Drift Protocol, the largest decentralized perpetual futures exchange on Solana, lost approximately $285 million in user assets on April 1 in what is now the biggest DeFi exploit of 2026. The entire drain took roughly 12 minutes. TRM Labs and Elliptic have both assessed the attack as likely perpetrated by threat actors affiliated with the Democratic People’s Republic of Korea (DPRK), based on on-chain staging patterns, laundering methodologies, and network-level indicators consistent with known DPRK tradecraft.

What Happened

The attack combined three distinct techniques into a single kill chain: abuse of Solana’s durable nonce mechanism, fabrication of a fictitious collateral token, and social engineering of Drift’s governance multisig signers.

Phase 1: Staging (March 11–30). On-chain activity shows that preparation began on March 11 with a 10 ETH withdrawal from Tornado Cash. These funds moved hours later—around 09:00 Pyongyang time—and were used to deploy CarbonVote Token (CVT), a completely fabricated asset. The attacker seeded a Raydium liquidity pool with roughly $500 and then wash-traded CVT between controlled wallets to build a fake price history near $1. Over two weeks, on-chain price oracles picked up this artificial price and began treating CVT as legitimate collateral.

Between March 23 and March 30, the attacker created multiple durable nonce accounts on Solana. Durable nonces are a legitimate Solana feature that replaces the normal transaction expiry mechanism (which uses recent blockhashes that expire after about 90 seconds) with a fixed nonce stored in an on-chain account. This keeps a pre-signed transaction valid indefinitely until someone submits it—and critically, the original signer has no way to revoke their approval unless the nonce account is manually advanced.

Phase 2: Governance Hijack. The attacker used social engineering to induce two of Drift’s five-member Security Council multisig signers into pre-signing transactions that appeared to be routine operational actions. These transactions actually carried hidden authorizations for critical admin functions.
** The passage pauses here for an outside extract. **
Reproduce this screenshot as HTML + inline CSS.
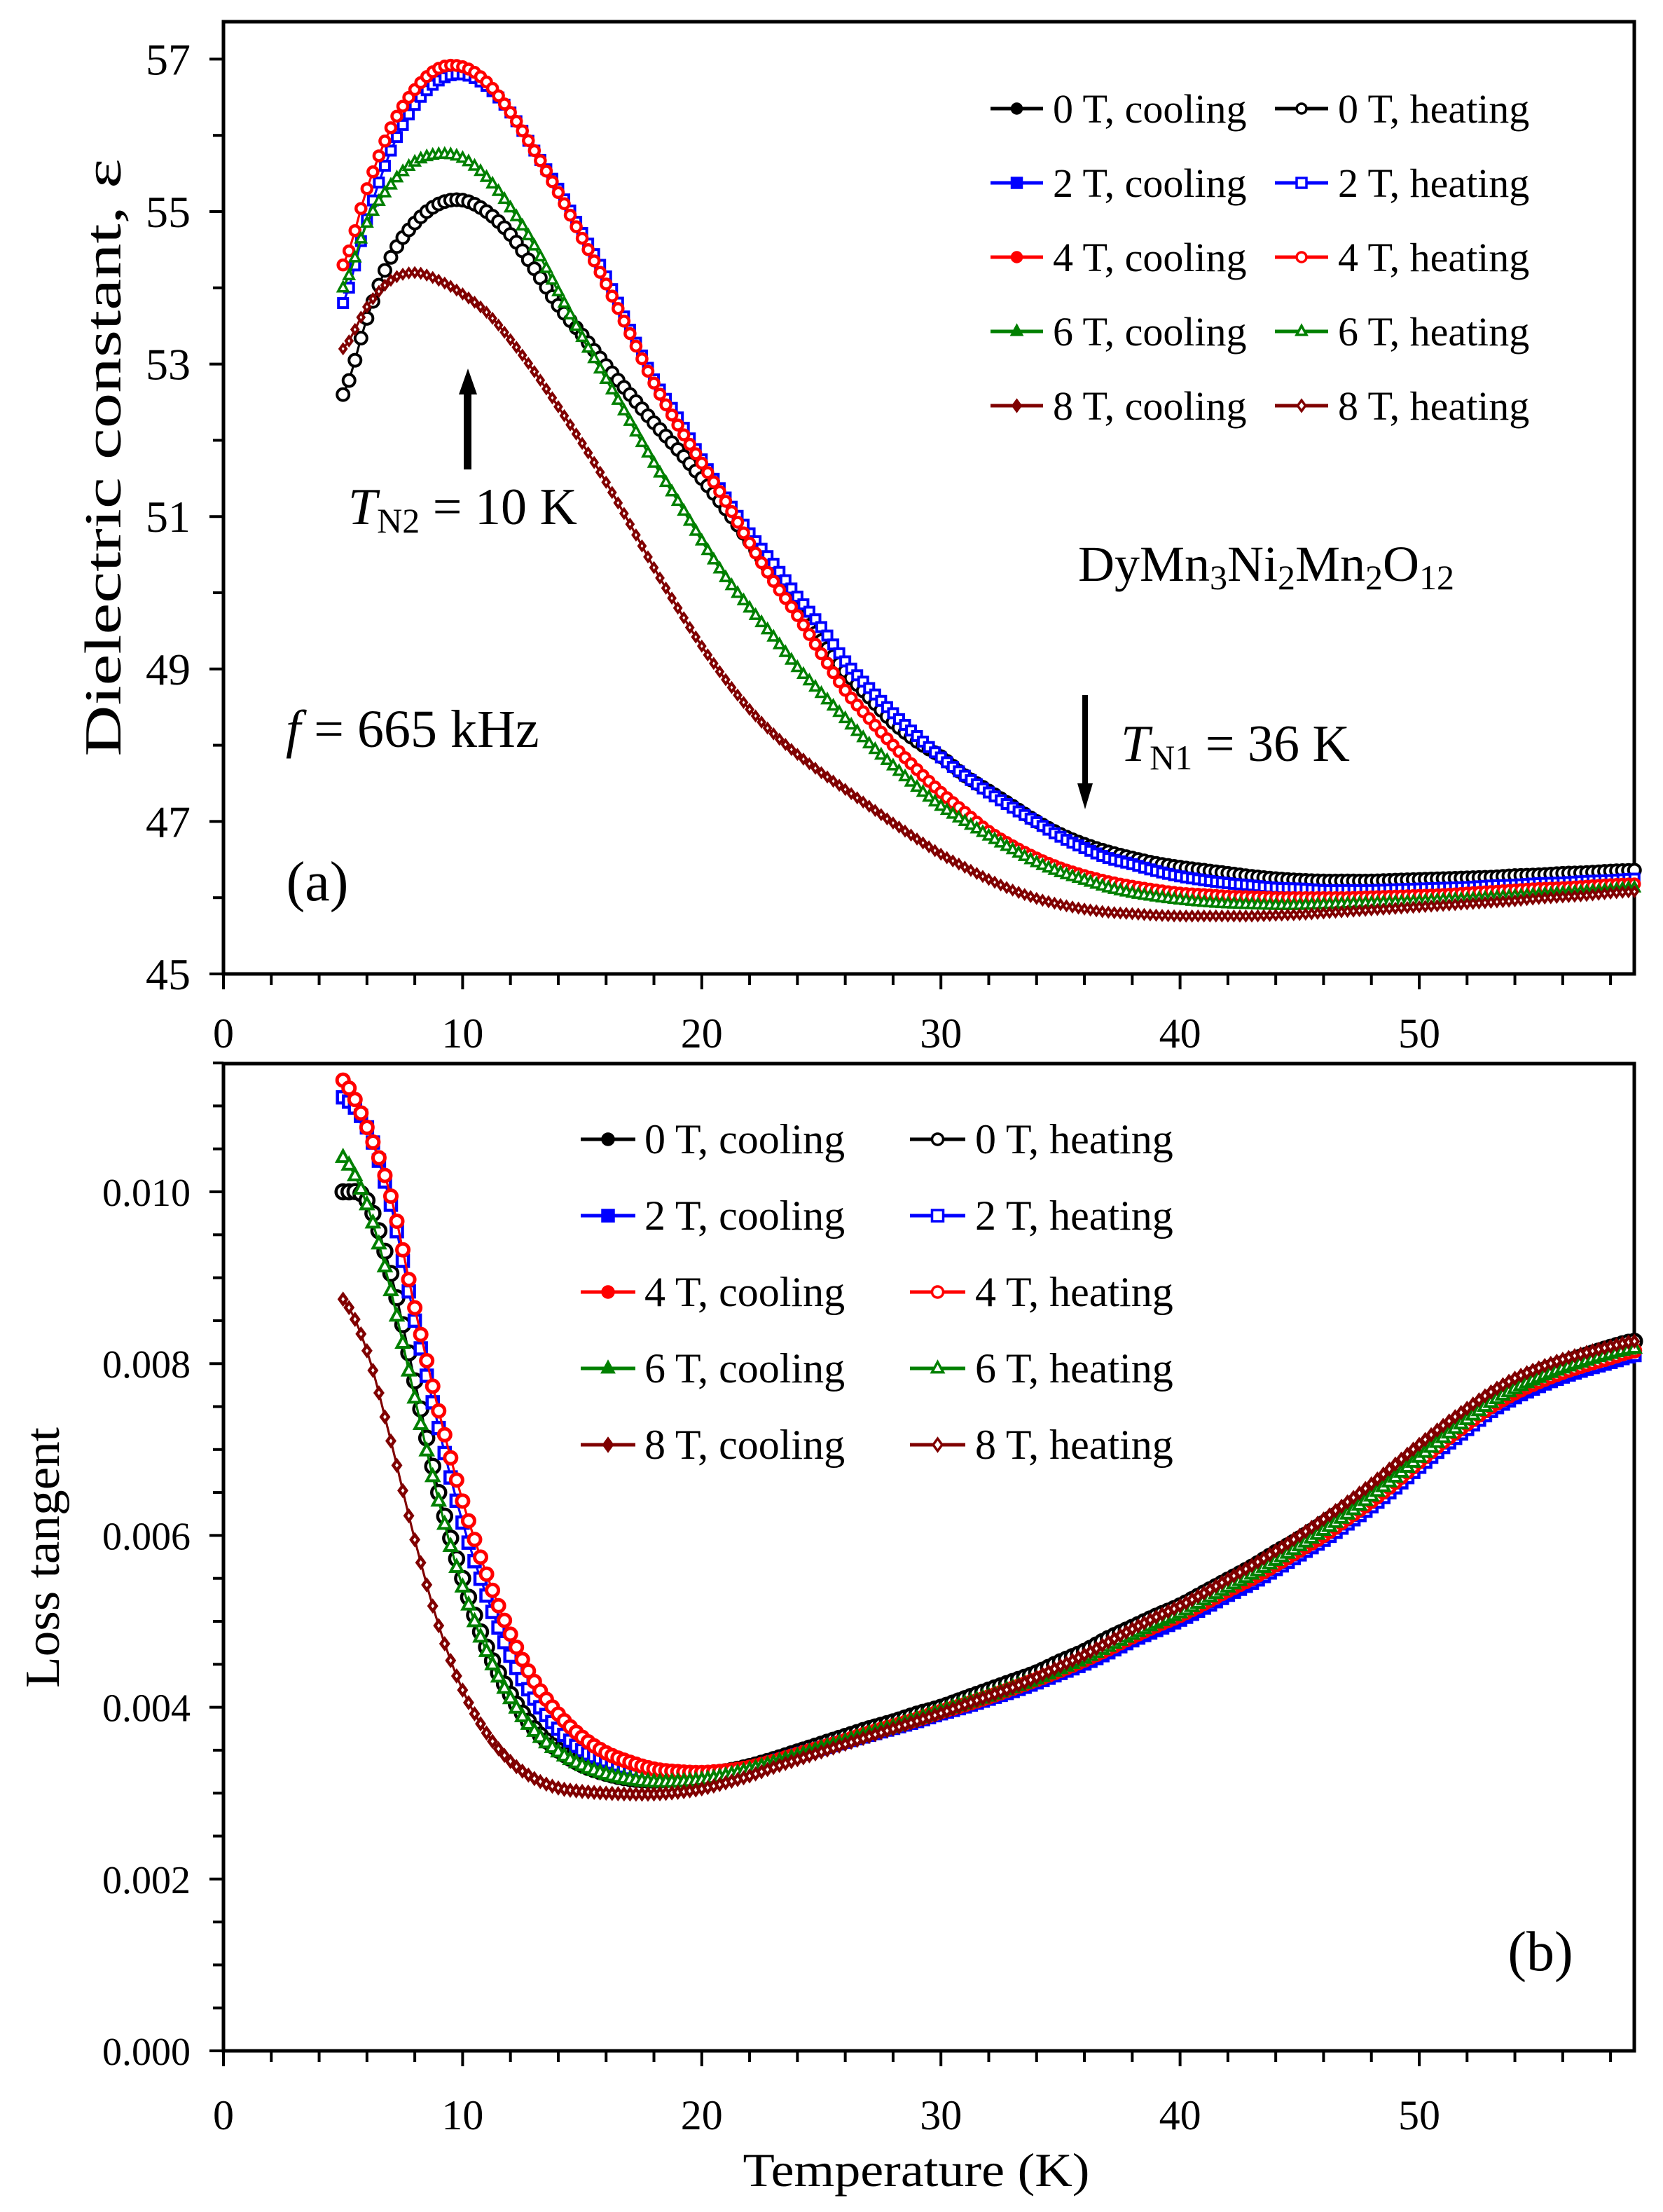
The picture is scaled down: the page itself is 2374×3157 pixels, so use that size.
<!DOCTYPE html>
<html><head><meta charset="utf-8"><title>DyMn3Ni2Mn2O12 dielectric constant and loss tangent</title>
<style>html,body{margin:0;padding:0;background:#fff}svg{display:block}text{font-family:"Liberation Serif",serif;fill:#000}</style></head>
<body>
<svg id="chart" xmlns="http://www.w3.org/2000/svg" width="2374" height="3157" viewBox="0 0 2374 3157">
<rect x="0" y="0" width="2374" height="3157" fill="#fff"/>
<g id="axes"></g><g id="series"></g><g id="legends"></g>
<text transform="translate(172,653) rotate(-90)" text-anchor="middle" font-size="74" textLength="853" lengthAdjust="spacingAndGlyphs">Dielectric constant, ε</text>
<text transform="translate(84,2223) rotate(-90)" text-anchor="middle" font-size="70" textLength="372" lengthAdjust="spacingAndGlyphs">Loss tangent</text>
<text x="1308" y="3120" text-anchor="middle" font-size="68" textLength="495" lengthAdjust="spacingAndGlyphs">Temperature (K)</text>
<text x="453" y="1285" text-anchor="middle" font-size="80">(a)</text>
<text x="2199" y="2812" text-anchor="middle" font-size="80">(b)</text>
<text x="408" y="1066" font-size="76"><tspan font-style="italic">f</tspan> = 665 kHz</text>
<text x="1539" y="829" font-size="72">DyMn<tspan font-size="50" dy="12">3</tspan><tspan dy="-12">Ni</tspan><tspan font-size="50" dy="12">2</tspan><tspan dy="-12">Mn</tspan><tspan font-size="50" dy="12">2</tspan><tspan dy="-12">O</tspan><tspan font-size="50" dy="12">12</tspan></text>
<text x="497" y="748" font-size="74"><tspan font-style="italic">T</tspan><tspan font-size="50" dy="12">N2</tspan><tspan dy="-12"> = 10 K</tspan></text>
<text x="1600" y="1086" font-size="74"><tspan font-style="italic">T</tspan><tspan font-size="50" dy="12">N1</tspan><tspan dy="-12"> = 36 K</tspan></text>
<g><rect x="662" y="560" width="11" height="110" fill="#000"/><polygon points="668,526 655,563 681,563" fill="#000"/></g>
<g><rect x="1545" y="992" width="8" height="130" fill="#000"/><polygon points="1549,1155 1538,1118 1560,1118" fill="#000"/></g>
</svg>
<script>
const temps = [5,6,7,8,9,10,11,12,13,14,15,16,17,18,19,20,21,22,23,24,25,26,27,28,29,30,31,32,33,34,35,36,37,38,39,40,41,42,43,44,45,46,47,48,49,50,51,52,53,54,55,56,57,58,59];
const fields = ["0 T","2 T","4 T","6 T","8 T"];
const eps0T = [52.6,53.6,54.4,54.85,55.1,55.15,55.0,54.7,54.25,53.77,53.38,52.98,52.6,52.23,51.88,51.5,51.1,50.67,50.23,49.78,49.37,48.97,48.63,48.3,48.05,47.85,47.6,47.4,47.2,47.0,46.83,46.7,46.6,46.52,46.45,46.4,46.36,46.32,46.28,46.25,46.23,46.22,46.22,46.22,46.23,46.24,46.25,46.26,46.27,46.29,46.3,46.32,46.33,46.35,46.36];
const eps2T = [53.8,54.9,55.8,56.4,56.72,56.8,56.65,56.3,55.8,55.3,54.72,54.15,53.45,52.8,52.3,51.75,51.25,50.78,50.38,49.95,49.55,49.1,48.75,48.42,48.12,47.84,47.6,47.38,47.18,46.99,46.8,46.65,46.52,46.44,46.35,46.28,46.23,46.19,46.16,46.13,46.12,46.1,46.1,46.1,46.11,46.12,46.13,46.14,46.16,46.17,46.19,46.2,46.22,46.23,46.25];
const eps4T = [54.3,55.3,56.1,56.6,56.88,56.9,56.7,56.3,55.8,55.25,54.65,54.05,53.4,52.75,52.2,51.7,51.2,50.65,50.15,49.7,49.2,48.72,48.35,48.0,47.68,47.38,47.12,46.87,46.68,46.52,46.39,46.29,46.21,46.15,46.1,46.06,46.04,46.02,46.01,46.0,46.0,46.0,46.0,46.01,46.02,46.03,46.04,46.06,46.08,46.1,46.12,46.13,46.15,46.17,46.18];
const eps6T = [54.0,54.85,55.35,55.65,55.75,55.7,55.45,55.05,54.55,53.95,53.35,52.8,52.25,51.7,51.2,50.68,50.2,49.8,49.42,49.02,48.68,48.35,48.02,47.73,47.45,47.2,47.0,46.81,46.63,46.46,46.33,46.23,46.13,46.06,46.01,45.97,45.94,45.92,45.91,45.9,45.9,45.91,45.92,45.93,45.94,45.95,45.97,45.98,46.0,46.02,46.04,46.06,46.08,46.1,46.13];
const eps8T = [53.2,53.75,54.1,54.2,54.1,53.92,53.68,53.32,52.9,52.44,51.96,51.45,50.9,50.33,49.8,49.3,48.86,48.47,48.15,47.88,47.64,47.42,47.2,46.98,46.77,46.57,46.4,46.24,46.1,45.99,45.91,45.85,45.81,45.79,45.77,45.76,45.76,45.76,45.76,45.77,45.78,45.8,45.82,45.84,45.86,45.88,45.9,45.92,45.94,45.96,45.99,46.01,46.03,46.06,46.08];
// loss tangent values in units of 1e-3
const tan0T = [10.0,9.9,9.05,7.8,6.5,5.5,4.7,4.15,3.75,3.5,3.33,3.23,3.17,3.15,3.17,3.2,3.25,3.31,3.39,3.48,3.57,3.66,3.75,3.83,3.92,4.0,4.1,4.2,4.3,4.4,4.53,4.65,4.8,4.93,5.06,5.18,5.33,5.48,5.63,5.8,5.96,6.14,6.33,6.53,6.76,6.99,7.21,7.41,7.61,7.77,7.9,8.0,8.1,8.19,8.26];
const tan2T = [11.1,10.75,9.85,8.5,7.25,6.15,5.3,4.6,4.1,3.75,3.5,3.38,3.29,3.23,3.2,3.2,3.23,3.28,3.36,3.44,3.52,3.6,3.68,3.76,3.84,3.93,4.01,4.1,4.19,4.29,4.4,4.51,4.64,4.78,4.9,5.02,5.16,5.31,5.45,5.61,5.78,5.95,6.14,6.34,6.56,6.8,7.03,7.24,7.45,7.61,7.74,7.85,7.94,8.02,8.1];
const tan4T = [11.3,10.75,9.95,8.65,7.45,6.4,5.55,4.85,4.3,3.92,3.65,3.47,3.36,3.28,3.25,3.24,3.26,3.3,3.37,3.45,3.53,3.61,3.7,3.78,3.86,3.95,4.03,4.12,4.22,4.32,4.43,4.55,4.68,4.82,4.95,5.07,5.21,5.36,5.5,5.66,5.83,6.0,6.2,6.4,6.62,6.86,7.09,7.3,7.5,7.66,7.79,7.9,7.99,8.07,8.15];
const tan6T = [10.4,9.85,8.85,7.6,6.4,5.4,4.65,4.1,3.72,3.48,3.32,3.22,3.16,3.13,3.13,3.15,3.2,3.27,3.35,3.43,3.52,3.6,3.69,3.77,3.86,3.95,4.04,4.13,4.23,4.33,4.45,4.57,4.71,4.85,4.98,5.1,5.25,5.4,5.55,5.71,5.88,6.06,6.25,6.46,6.68,6.91,7.14,7.35,7.55,7.71,7.84,7.95,8.04,8.12,8.18];
const tan8T = [8.75,8.15,7.1,5.95,4.95,4.2,3.7,3.37,3.17,3.06,3.02,3.0,2.99,2.99,3.01,3.05,3.12,3.2,3.3,3.39,3.48,3.57,3.66,3.75,3.84,3.93,4.03,4.13,4.23,4.35,4.48,4.61,4.76,4.91,5.05,5.18,5.33,5.49,5.65,5.82,6.0,6.19,6.39,6.6,6.83,7.06,7.28,7.48,7.67,7.83,7.95,8.05,8.13,8.2,8.26];
const epsTicks = [45,47,49,51,53,55,57];
const tanTicks = [0.000,0.002,0.004,0.006,0.008,0.010];
const xTicks = [0,10,20,30,40,50];

const NS = "http://www.w3.org/2000/svg";
const X0 = 319, X1 = 2333, XPU = 34.14;
const TOP = {y0: 31, y1: 1390}, BOT = {y0: 1518, y1: 2927};
function xS(t){ return X0 + t*XPU; }
function yEps(e){ return 1390 - (e-45)*108.8; }
function yTan(v){ return 2927 - v*122600; }
function yTanMilli(m){ return yTan(m*1e-3); }
function mk(tag, attrs, parent){ const el=document.createElementNS(NS,tag); for(const k in attrs) el.setAttribute(k,attrs[k]); parent.appendChild(el); return el; }

const axes = document.getElementById('axes');
function frame(p, name){
  const g = mk('g',{},axes);
  
  
  mk('rect',{x:X0,y:p.y0,width:X1-X0,height:p.y1-p.y0,fill:'none',stroke:'#000','stroke-width':5},g);
  return g;
}
function xAxis(g, p, labelY){
  for(let t=0;t<=58;t+=2){
    const major = t%10===0;
    mk('line',{x1:xS(t),x2:xS(t),y1:p.y1,y2:p.y1+(major?22:16),stroke:'#000','stroke-width':4},g);
  }
  xTicks.forEach(t=>{
    const tx = mk('text',{x:xS(t),y:labelY,'text-anchor':'middle','font-size':60},g);
    
    
    tx.textContent = t;
  });
}
const gT = frame(TOP,'plot-area-dielectric');
xAxis(gT, TOP, 1495);
for(let e=45;e<=57;e+=1){
  const major = (e-45)%2===0;
  mk('line',{x1:X0-(major?20:15),x2:X0,y1:yEps(e),y2:yEps(e),stroke:'#000','stroke-width':4},gT);
}
epsTicks.forEach(e=>{
  const tx = mk('text',{x:272,y:yEps(e)+22,'text-anchor':'end','font-size':64},gT);
  
  
  tx.textContent = e;
});
const gB = frame(BOT,'plot-area-loss');
xAxis(gB, BOT, 3039);
for(let i=0;i<=23;i++){
  const v = i*0.0005;
  const major = i%4===0;
  mk('line',{x1:X0-(major?20:15),x2:X0,y1:yTan(v),y2:yTan(v),stroke:'#000','stroke-width':4},gB);
}
tanTicks.forEach(v=>{
  const tx = mk('text',{x:272,y:yTan(v)+20,'text-anchor':'end','font-size':56},gB);
  
  
  tx.textContent = v.toFixed(3);
});

function spline(ts, vs, step){
  const out=[]; const n=vs.length;
  for(let i=0;i<n-1;i++){
    const p0=vs[Math.max(i-1,0)], p1=vs[i], p2=vs[i+1], p3=vs[Math.min(i+2,n-1)];
    for(let s=0;s<1-1e-9;s+=step){
      const v=0.5*(2*p1+(-p0+p2)*s+(2*p0-5*p1+4*p2-p3)*s*s+(-p0+3*p1-3*p2+p3)*s*s*s);
      out.push([ts[i]+s*(ts[i+1]-ts[i]), v]);
    }
  }
  out.push([ts[n-1], vs[n-1]]);
  return out;
}
const colors = ["#000000","#0000ff","#ff0000","#008000","#800000"];
const shapes = ["circle","square","circle","triangle","diamond"];
function marker(parent, shape, x, y, size, color, open, sw){
  const fill = open ? '#fff' : color;
  let el;
  if(shape==='circle') el = mk('circle',{cx:x,cy:y,r:size},parent);
  else if(shape==='square') el = mk('rect',{x:x-size,y:y-size,width:2*size,height:2*size},parent);
  else if(shape==='triangle') el = mk('polygon',{points:`${x},${y-size*1.15} ${x-size},${y+size*0.7} ${x+size},${y+size*0.7}`},parent);
  else el = mk('polygon',{points:`${x},${y-size*1.1} ${x+size*0.8},${y} ${x},${y+size*1.1} ${x-size*0.8},${y}`},parent);
  el.setAttribute('fill', fill); el.setAttribute('stroke', color); el.setAttribute('stroke-width', sw);
  return el;
}
const seriesG = document.getElementById('series');
function drawPanel(dataSets, yFn, sizes, sws, tag){
  dataSets.forEach((vals, k)=>{
    const pts = spline(temps, vals, 0.25);
    ['cooling','heating'].forEach(mode=>{
      const g = mk('g',{},seriesG);
      
      
      const d = pts.map((p,i)=>(i?'L':'M')+xS(p[0]).toFixed(1)+','+yFn(p[1]).toFixed(1)).join(' ');
      mk('path',{d:d,fill:'none',stroke:colors[k],'stroke-width':3},g);
      pts.forEach(p=>{
        const m = marker(g, shapes[k], xS(p[0]), yFn(p[1]), mode==='cooling'?sizes[k]*0.9:sizes[k], colors[k], mode==='heating', sws[k]);
        
        
      });
    });
  });
}
drawPanel([eps0T,eps2T,eps4T,eps6T,eps8T], yEps, [8.5,6.5,7,7,5.5], [4,4,4.5,3.5,4], 'dielectric');
drawPanel([tan0T,tan2T,tan4T,tan6T,tan8T], yTanMilli, [10,8,8.5,8.5,6.5], [4.5,4.5,5,4,4.5], 'loss');

const legG = document.getElementById('legends');
function legend(name, rows0, rowStep, colLine, colText, fs, msz){
  const g = mk('g',{},legG);
  
  
  fields.forEach((f,k)=>{
    ['cooling','heating'].forEach((mode,c)=>{
      const y = rows0 + k*rowStep;
      const e = mk('g',{},g);
      
      
      const [a,b] = colLine[c];
      mk('line',{x1:a,x2:b,y1:y,y2:y,stroke:colors[k],'stroke-width':5},e);
      marker(e, shapes[k], (a+b)/2, y, msz, colors[k], mode==='heating', 3.5);
      const t = mk('text',{x:colText[c],y:y+20,'font-size':fs},e);
      t.textContent = `${f}, ${mode}`;
    });
  });
}
legend('legend-dielectric', 155, 106, [[1414,1489],[1820,1896]], [1503,1910], 58, 7);
legend('legend-loss', 1626, 109, [[829,907],[1299,1378]], [920,1392], 60, 8);
</script>
</body></html>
Because the transactions used durable nonces instead of standard blockhashes, they remained valid for over a week after signing—far beyond the window the signers likely assumed.

Phase 3: Execution (April 1). With pre-signed governance transactions in hand and CVT established as “legitimate” collateral in the oracle, the attacker executed the drain in roughly 12 minutes. They submitted the pre-signed transactions to seize protocol-level control, used the inflated CVT as collateral to borrow against real assets, and drained approximately $285 million in user funds. Most of the stolen funds were bridged to Ethereum within hours.

Technical Impact

The attack exposes fundamental risks in three areas:

Durable nonce safety. Solana’s durable nonces were designed for convenience—offline signing, scheduled transactions, custodial workflows. But they create an asymmetric risk: once a transaction is signed, it cannot be revoked without explicit action on the nonce account. Most governance signers do not monitor nonce account state, creating a window where seemingly expired approvals remain live and exploitable.

Oracle trust assumptions. Drift’s oracles accepted CVT’s manipulated price without sufficient validation of the token’s legitimacy, liquidity depth, or trading history. A few thousand dollars in wash trading was enough to establish a price feed that the protocol treated as backing for hundreds of millions in collateral.

Multisig social engineering. A 2-of-5 multisig provides limited protection when signers can be tricked into pre-approving transactions whose full implications are obscured. The durable nonce mechanism made this worse by decoupling the moment of signing from the moment of execution.

Who Is Affected

Anyone with funds deposited in Drift Protocol vaults or open positions on the platform. Drift has paused all protocol operations. The $285 million figure makes this the second-largest exploit in Solana’s history, behind only the $326 million Wormhole bridge hack in February 2022.

Mitigation and Recommendations

For Solana protocol teams:

  • Audit all governance transactions for durable nonce usage. Consider requiring standard blockhash-based expiry for admin-level operations.
  • Implement nonce account monitoring. Alert when nonce accounts associated with governance keys are created or when pre-signed transactions remain unsubmitted.
  • Add time-locks to critical governance actions. Even with valid signatures, admin operations should enforce a mandatory delay before execution.

For multisig signers:

  • Verify the full transaction payload before signing, including whether durable nonces are being used.
  • Treat any request to pre-sign transactions for “later execution” as a red flag.
  • Implement out-of-band verification for any governance action that touches protocol parameters or admin controls.

For DeFi users:

  • Assess counterparty risk. Governance security is only as strong as the operational security of individual signers.
  • Monitor protocol governance proposals and multisig activity through on-chain explorers.